The difference between Dante and Tolkien, in this respect, is that Tolkien wrote against the grain of his time, against the world – so there is always something unnatural and mannered, and i would never suppose LoTR could have been written before about 1800. If you have a sympathy for the older, more human world – more human because turned to that which creates humanity, rather than that which humanity has created (the machine)  – then i dare say you will enjoy Tolkien; if you are a thoroughly modern man, a city-dweller, as was Wilson, in love with the machine, then it will seem merely trite and childish, “juvenile trash”.

6. i do suppose there is such a thing as genius, and talent, and that some books are crap and others good, but i don’t think there is any way of decisively sorting the two – so some attacks on Tolkien seem so insanely wrong-headed, yet i suppose the authors would simply dismiss any objections a lowly blogger like myself could make, and there is no end to argument.

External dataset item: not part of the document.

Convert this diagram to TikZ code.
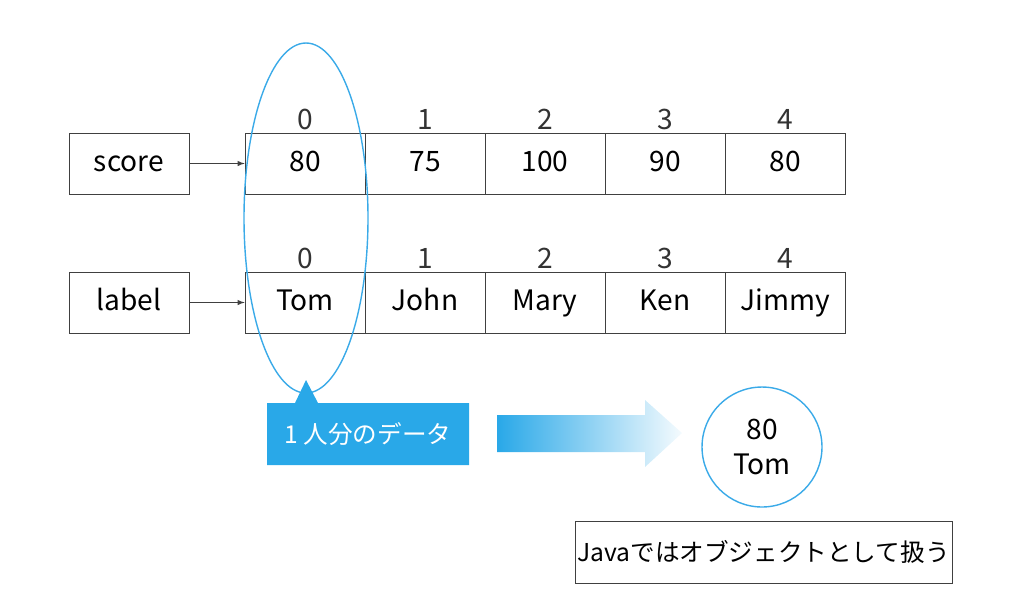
\documentclass[tikz,border=0pt]{standalone}
\usepackage{fontspec}
\setmainfont{Noto Sans CJK JP}
\definecolor{callblue}{HTML}{29A8E8}
\definecolor{ringblue}{HTML}{3AAAE8}
\begin{document}
\begin{tikzpicture}[x=0.02cm,y=-0.02cm,
    cell/.style={draw=black!75,minimum width=2.4cm,minimum height=1.22cm,inner sep=0pt,text height=2ex,text depth=0.3ex,font=\fontsize{16}{19}\selectfont},
    namebox/.style={cell},
    idx/.style={font=\fontsize{16}{19}\selectfont,text=black!80}]
  \useasboundingbox (0,0) rectangle (1024,610);
  % arrays
  \node[namebox] at (129,163.5) (score) {score};
  \node[namebox] at (129,302.5) (label) {label};
  \foreach \v [count=\i from 0] in {80,75,100,90,80}
    \node[cell] at (305+120*\i,163.5) (s\i) {\v};
  \foreach \v [count=\i from 0] in {Tom,John,Mary,Ken,Jimmy}
    \node[cell] at (305+120*\i,302.5) (l\i) {\v};
  \foreach \i in {0,...,4}{
    \node[idx] at (305+120*\i,119) (si\i) {\i};
    \node[idx] at (305+120*\i,258) (li\i) {\i};}
  \draw[-latex,black!75] (score) -- (s0);
  \draw[-latex,black!75] (label) -- (l0);
  % one person
  \draw[ringblue,thick] (306,218) ellipse [x radius=62,y radius=175];
  \fill[callblue] (267,403) -- (295,403) -- (306,380) -- (318,403) -- (469,403) -- (469,465) -- (267,465) -- cycle;
  \node[text=white,font=\fontsize{14}{17}\selectfont] at (368,434) (data) {1 人分のデータ};
  \shade[left color=callblue,right color=callblue!5] (497,415) -- (645,415) -- (645,400) -- (682,433) -- (645,467) -- (645,452) -- (497,452) -- cycle;
  \node[draw=ringblue,thick,circle,minimum size=2.4cm,inner sep=0pt,align=center,font=\fontsize{16}{20}\selectfont] at (762,447) (obj) {80\\Tom};
  \node[draw=black!75,minimum width=7.54cm,minimum height=1.24cm,inner sep=1pt,font=\fontsize{14}{17}\selectfont] at (763.5,552) (java) {Javaではオブジェクトとして扱う};
\end{tikzpicture}
\end{document}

Within our mortal life, the only criterion which i think everyone could agree on is longevity – so the Beatles were routinely outsold by e.g. the Bay City Rollers and other novelty acts, but things seem clearer over a 40 or 50-year timespan. Likewise with literature, i don’t think anyone today would think Marie Corelli is any good, but she was once famous indeed. That Tolkien is still widely-read, 60 years after he published, suggests i’m not merely foolishly infatuated, and i think if the human race survives and can maintain literacy for another thousand years, that LoTR will always have some readers, with occasional peaks of popularity. And Tolkien, who wrote for himself and his friends (as i do), seemed intensely relaxed about the vitriol poured on his works by the machine man and city-dweller. For the machine and the machine man, and that which drives them both, will pass in time, and humanity, rightly understood, will endure:

All that is gold does not glitter,

Not all those who wander are lost;

The old that is strong does not wither,

Deep roots are not reached by the frost.


From the ashes a fire shall be woken,

A light from the shadows shall spring;

Renewed shall be blade that was broken,

The crownless again shall be king.

tolkien2

And there will surely be pipe-smoking and fine ales.